Moving forward and learn from the mistakes
If you had made efforts and in accepting you are wrong and apologized for your actions. Then it is time to take action and learn from the mistakes you may have made, pick the pieces, and start moving forward.
It would be best not to get too caught up in whether they will forgive or forget your actions because you will never know. Don’t get me wrong. You may wonder then why should I apologize? The point is not everything can be forgiven by you saying sorry. There are consequences to everything, and what is important here is you taking responsibility and sincerely expressing remorse. What matters most here is your mindset towards this situation, in which you must learn from this mistake, so it does not happen again.
If you had been genuine, sincere, remorseful, and made efforts to change and improve the situation, there is only so much you can do. There will always be people who take advantage of your kindness. You cannot get too hung up with it. The bottom line is that you step up, try, learn, and move forward; if the person refuses to appease the situation, this is no longer within your control.

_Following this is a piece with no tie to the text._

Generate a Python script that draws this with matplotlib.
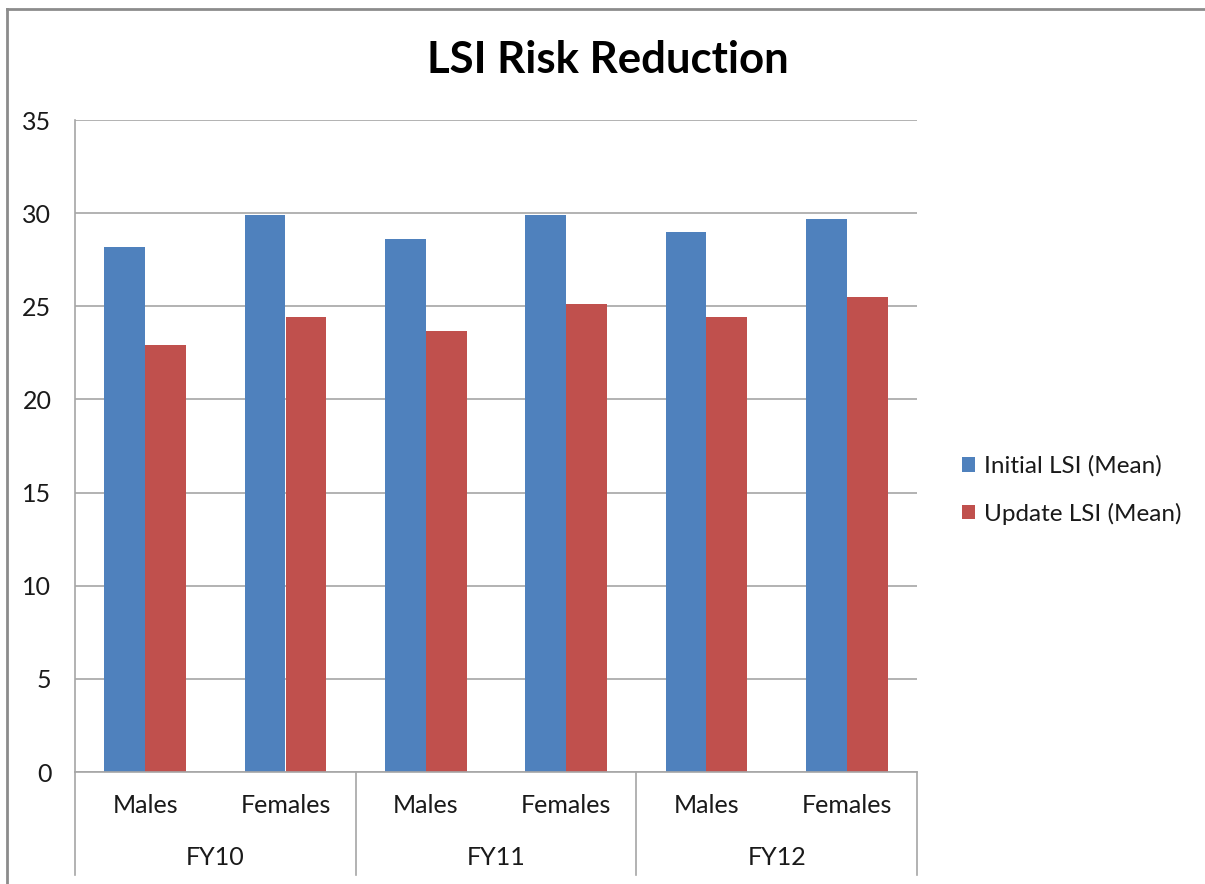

Final Thoughts on how to apologize to someone you hurt
Apologizing does not have to be difficult, as long you know what you’re doing and are willing to work for forgiveness from the person you wronged in your relationship with them. If apologizing was easy enough just to have a conversation, then everyone would do that already! Each apology has its unique elements, which make up how successful it can be when given or received by both parties involved. When determining whether an apology will go well, it’s essential to think about your relationship with the person.
Making amends is never simple but doesn’t have to be complicated if we understand some guidelines on making apologies effective. It doesn’t always come easy because each one needs their unique elements incorporated into giving/receiving it successfully between two affected people.